● **Stated task**
Exactly retype the opening line of the entries and every line after it, ending with the line that contains "from bokeh.resources import INLINE". Skip all pictures.

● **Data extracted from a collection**

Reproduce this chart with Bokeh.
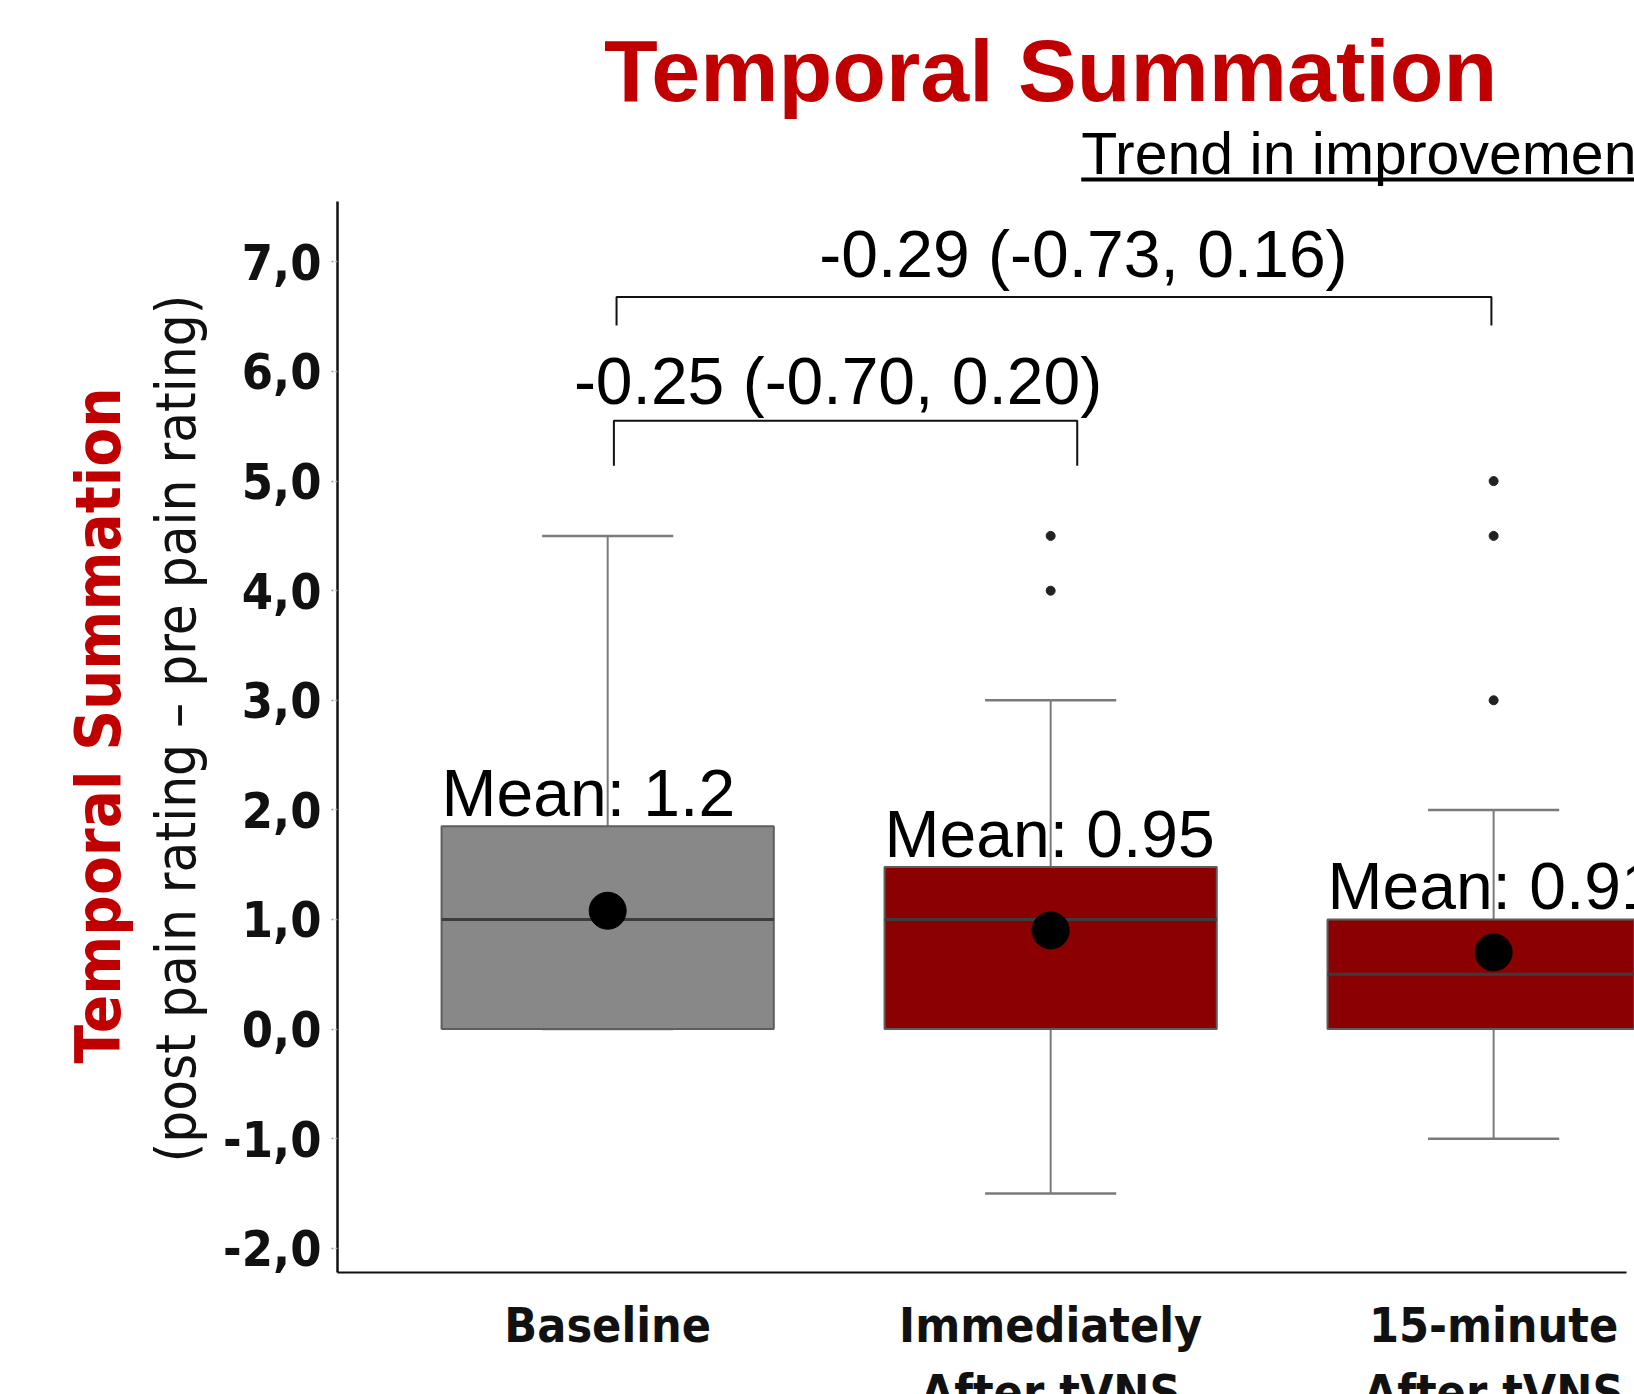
import math
from bokeh.plotting import figure
from bokeh.models import Range1d, FixedTicker
from bokeh.core.properties import value
from bokeh.embed import file_html
from bokeh.resources import INLINE

# ---------------- data ----------------
categories = ["Baseline", "Immediately\nAfter tVNS", "15-minute\nAfter tVNS"]
q1 = [0.0, 0.0, 0.0]
medians = [1.0, 1.0, 0.5]
q3 = [1.85, 1.48, 1.0]
whisker_low = [0.0, -1.5, -1.0]
whisker_high = [4.5, 3.0, 2.0]
means = [1.08, 0.90, 0.70]
mean_labels = ["Mean: 1.2", "Mean: 0.95", "Mean: 0.91"]
outliers = [[], [4.5, 4.0], [5.0, 4.5, 3.0]]
box_colors = ["#888888", "#8B0000", "#8B0000"]
y_ticks = [-2, -1, 0, 1, 2, 3, 4, 5, 6, 7]
y_tick_labels = ["-2,0", "-1,0", "0,0", "1,0", "2,0", "3,0", "4,0", "5,0", "6,0", "7,0"]
comparison_pairs = [(0, 1), (0, 2)]
comparison_labels = ["-0.25 (-0.70, 0.20)", "-0.29 (-0.73, 0.16)"]
title_text = "Temporal Summation"
trend_text = "Trend in improvement"
ylabel_main = "Temporal Summation"
ylabel_sub = "(post pain rating \u2013 pre pain rating)"

# ---------------- layout ----------------
pos = [1, 2, 3]
BOX_W = 0.75
CAP_HW = 0.148
RED = "#C00000"
COND = "DejaVu Sans Condensed"
SANS = "Liberation Sans"
Y_LO, Y_HI = -2.221, 7.552
X_LO, X_HI = 0.39, 3.30
BL = 0.35  # baseline correction (em)

p = figure(width=1634, height=1394,
           x_range=Range1d(-0.3707, 3.318), y_range=Range1d(-3.334, 9.385),
           output_backend="svg", toolbar_location=None, min_border=0)
p.grid.visible = False
p.outline_line_color = None
p.background_fill_color = "white"
p.border_fill_color = "white"

# x axis (category labels)
p.xaxis.fixed_location = Y_LO
p.xaxis.bounds = (X_LO, X_HI)
p.xaxis.ticker = FixedTicker(ticks=pos)
p.xaxis.major_label_overrides = {x: c for x, c in zip(pos, categories)}
p.xaxis.major_tick_line_color = None
p.xaxis.major_tick_out = 0
p.xaxis.major_tick_in = 0
p.xaxis.minor_tick_line_color = None
p.xaxis.axis_line_color = "#111111"
p.xaxis.axis_line_width = 2
p.xaxis.major_label_text_font = COND
p.xaxis.major_label_text_font_style = "bold"
p.xaxis.major_label_text_font_size = "48px"
p.xaxis.major_label_text_color = "#111111"
p.xaxis.major_label_standoff = 24

# y axis
p.yaxis.fixed_location = X_LO
p.yaxis.ticker = FixedTicker(ticks=y_ticks)
p.yaxis.major_label_overrides = {t: l for t, l in zip(y_ticks, y_tick_labels)}
p.yaxis.bounds = (Y_LO, Y_HI)
p.yaxis.axis_line_color = "#111111"
p.yaxis.axis_line_width = 2.5
p.yaxis.major_tick_out = 6
p.yaxis.major_tick_in = 0
p.yaxis.major_tick_line_color = "#9a9a9a"
p.yaxis.major_tick_line_width = 1.5
p.yaxis.major_tick_line_dash = "2 2"
p.yaxis.minor_tick_line_color = None
p.yaxis.major_label_text_font = COND
p.yaxis.major_label_text_font_style = "bold"
p.yaxis.major_label_text_font_size = "50px"
p.yaxis.major_label_text_color = "#111111"
p.yaxis.major_label_standoff = 10

# whiskers
p.segment(x0=pos, y0=q3, x1=pos, y1=whisker_high, line_color="#7a7a7a", line_width=2)
p.segment(x0=pos, y0=whisker_low, x1=pos, y1=q1, line_color="#7a7a7a", line_width=2)
p.segment(x0=[x - CAP_HW for x in pos], y0=whisker_high,
          x1=[x + CAP_HW for x in pos], y1=whisker_high, line_color="#7a7a7a", line_width=2.5)
p.segment(x0=[x - CAP_HW for x in pos], y0=whisker_low,
          x1=[x + CAP_HW for x in pos], y1=whisker_low, line_color="#7a7a7a", line_width=2.5)

# boxes
p.vbar(x=pos, width=BOX_W, bottom=q1, top=q3, fill_color=box_colors,
       line_color="#5e5e5e", line_width=2)
p.segment(x0=[x - BOX_W / 2 for x in pos], y0=medians,
          x1=[x + BOX_W / 2 for x in pos], y1=medians, line_color="#3c3c3c", line_width=3)

# outliers
ox = [pos[i] for i, vals in enumerate(outliers) for _ in vals]
oy = [v for vals in outliers for v in vals]
p.scatter(ox, oy, size=9, color="#222222")

# means
p.scatter(pos, means, size=37, color="black")

# mean labels
p.text(x=[x - BOX_W / 2 for x in pos], y=q3, text=mean_labels, y_offset=-(10 + BL * 66),
       text_font=value(SANS), text_font_size="66px", text_color="black",
       text_align="left", text_baseline="alphabetic")

# comparison brackets
br_tops = [5.55, 6.68]
br_bottoms = [5.14, 6.42]
br_x_adj = [(0.014, 0.06), (0.02, -0.005)]
xs, ys = [], []
for (a, b), top, bot, (da, db) in zip(comparison_pairs, br_tops, br_bottoms, br_x_adj):
    xa, xb = pos[a] + da, pos[b] + db
    xs.append([xa, xa, xb, xb])
    ys.append([bot, top, top, bot])
p.multi_line(xs, ys, line_color="#111111", line_width=2)
p.text(x=[1.52, 2.074], y=[5.70, 6.86], text=comparison_labels, y_offset=-BL * 66,
       text_font=value(SANS), text_font_size="66px", text_color="black",
       text_align="center", text_baseline="alphabetic")

# chart title and trend note
p.text(x=[2.0], y=[8.464], text=[title_text], y_offset=-BL * 88, text_font=value(SANS),
       text_font_style="bold", text_font_size="88px", text_color=RED,
       text_align="center", text_baseline="alphabetic")
p.text(x=[2.069], y=[7.797], text=[trend_text], y_offset=-BL * 59, text_font=value(SANS),
       text_font_size="59px", text_color="black", text_align="left",
       text_baseline="alphabetic")
p.segment(x0=[2.069], y0=[7.752], x1=[3.5], y1=[7.752], line_color="black", line_width=4)

# y axis titles (rotated)
p.text(x=[-0.0998], y=[2.770], text=[ylabel_main], angle=math.pi / 2, x_offset=-BL * 63,
       text_font=value(COND), text_font_style="bold", text_font_size="63px",
       text_color=RED, text_align="center", text_baseline="alphabetic")
p.text(x=[0.0695], y=[2.743], text=[ylabel_sub], angle=math.pi / 2, x_offset=-BL * 56,
       text_font=value(COND), text_font_size="56px",
       text_color="#111111", text_align="center", text_baseline="alphabetic")

open("out.html", "w").write(file_html(p, INLINE))
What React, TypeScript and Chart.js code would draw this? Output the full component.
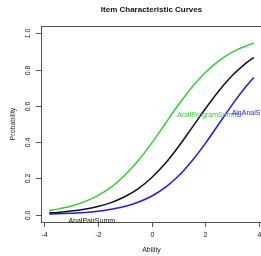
import React, { useEffect, useRef } from "react";
import { Chart, registerables } from "chart.js";

Chart.register(...registerables);

const abilities = [-3.8, -3.5, -3, -2.5, -2, -1.5, -1, -0.5, 0, 0.5, 1, 1.5, 2, 2.5, 3, 3.5, 3.8];
const analProgramSumm = [0.024, 0.031, 0.047, 0.071, 0.105, 0.152, 0.216, 0.297, 0.393, 0.5, 0.606, 0.703, 0.784, 0.848, 0.896, 0.93, 0.945];
const analPairSumm = [0.01, 0.013, 0.02, 0.03, 0.045, 0.067, 0.099, 0.143, 0.204, 0.281, 0.375, 0.479, 0.584, 0.682, 0.767, 0.834, 0.866];
const algAnalSumm = [0.004, 0.005, 0.008, 0.013, 0.019, 0.03, 0.045, 0.069, 0.102, 0.149, 0.213, 0.296, 0.393, 0.5, 0.607, 0.705, 0.756];

const xTicks = [-4, -2, 0, 2, 4];
const xTickLabels = ["-4", "-2", "0", "2", "4"];
const yTicks = [0, 0.2, 0.4, 0.6, 0.8, 1.0];
const yTickLabels = ["0.0", "0.2", "0.4", "0.6", "0.8", "1.0"];

const curveLabels = ["AnalPairSumm", "AnalProgramSumm", "AlgAnalSumm"];
const curveLabelX = [-2.22, 2.09, 3.8];
const curveLabelY = [-0.033, 0.552, 0.562];
const curveColors = ["#111111", "#33d033", "#1a1aff"];

const titleText = "Item Characteristic Curves";
const xTitle = "Ability";
const yTitle = "Probability";

const W = 300;
const H = 256;
const FONT = '"Liberation Sans", Arial, Helvetica, sans-serif';

const decorPlugin = {
  id: "rdecor",
  afterDraw(chart: any) {
    const { ctx, chartArea: ca, scales } = chart;
    const xs = scales.x;
    const ys = scales.y;
    ctx.save();
    ctx.strokeStyle = "#555";
    ctx.lineWidth = 1;
    ctx.strokeRect(Math.round(ca.left) + 0.5, Math.round(ca.top) + 0.5, ca.right - ca.left, ca.bottom - ca.top);
    ctx.fillStyle = "#222";
    ctx.font = `7px ${FONT}`;
    ctx.textAlign = "center";
    ctx.textBaseline = "middle";
    xTicks.forEach((v, i) => {
      const px = Math.round(xs.getPixelForValue(v)) + 0.5;
      ctx.beginPath();
      ctx.moveTo(px, ca.bottom);
      ctx.lineTo(px, ca.bottom + 5);
      ctx.stroke();
      ctx.fillText(xTickLabels[i], px, ca.bottom + 13);
    });
    yTicks.forEach((v, i) => {
      const py = Math.round(ys.getPixelForValue(v)) + 0.5;
      ctx.beginPath();
      ctx.moveTo(ca.left - 5, py);
      ctx.lineTo(ca.left, py);
      ctx.stroke();
      ctx.save();
      ctx.translate(ca.left - 13, py);
      ctx.rotate(-Math.PI / 2);
      ctx.fillText(yTickLabels[i], 0, 0);
      ctx.restore();
    });
    const cx = (ca.left + ca.right) / 2;
    const cy = (ca.top + ca.bottom) / 2;
    ctx.fillText(xTitle, cx, ca.bottom + 28);
    ctx.save();
    ctx.translate(ca.left - 28, cy);
    ctx.rotate(-Math.PI / 2);
    ctx.fillText(yTitle, 0, 0);
    ctx.restore();
    ctx.font = `bold 8px ${FONT}`;
    ctx.fillStyle = "#111";
    ctx.fillText(titleText, cx, ca.top - 16);
    ctx.font = `7px ${FONT}`;
    curveLabels.forEach((t, i) => {
      ctx.fillStyle = curveColors[i];
      ctx.fillText(t, xs.getPixelForValue(curveLabelX[i]), ys.getPixelForValue(curveLabelY[i]));
    });
    ctx.restore();
  },
};

export default function App() {
  const ref = useRef<HTMLCanvasElement | null>(null);
  useEffect(() => {
    if (!ref.current) return;
    const mk = (vals: number[]) => abilities.map((a, i) => ({ x: a, y: vals[i] }));
    const chart = new Chart(ref.current, {
      type: "line",
      data: {
        datasets: [
          { label: curveLabels[0], data: mk(analPairSumm), borderColor: curveColors[0], borderWidth: 1.5 },
          { label: curveLabels[1], data: mk(analProgramSumm), borderColor: curveColors[1], borderWidth: 1.5 },
          { label: curveLabels[2], data: mk(algAnalSumm), borderColor: curveColors[2], borderWidth: 1.5 },
        ],
      },
      options: {
        responsive: false,
        animation: false,
        devicePixelRatio: 1,
        layout: { padding: { left: 41, top: 26, right: W - 262, bottom: H - 222 } },
        elements: { point: { radius: 0 }, line: { cubicInterpolationMode: "monotone", fill: false } },
        plugins: { legend: { display: false }, tooltip: { enabled: false }, title: { display: false } },
        scales: {
          x: { type: "linear", display: false, min: -4.104, max: 4.104 },
          y: { type: "linear", display: false, min: -0.04, max: 1.04 },
        },
      },
      plugins: [decorPlugin],
    });
    return () => chart.destroy();
  }, []);
  return (
    <div style={{ position: "absolute", left: 0, top: 0, width: 261, height: 256, overflow: "hidden", background: "#fff" }}>
      <canvas ref={ref} width={W} height={H} style={{ display: "block" }} />
    </div>
  );
}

● **Task output**
Reproduce this chart with Bokeh.
import math
from bokeh.plotting import figure
from bokeh.models import Range1d, FixedTicker
from bokeh.core.properties import value
from bokeh.embed import file_html
from bokeh.resources import INLINE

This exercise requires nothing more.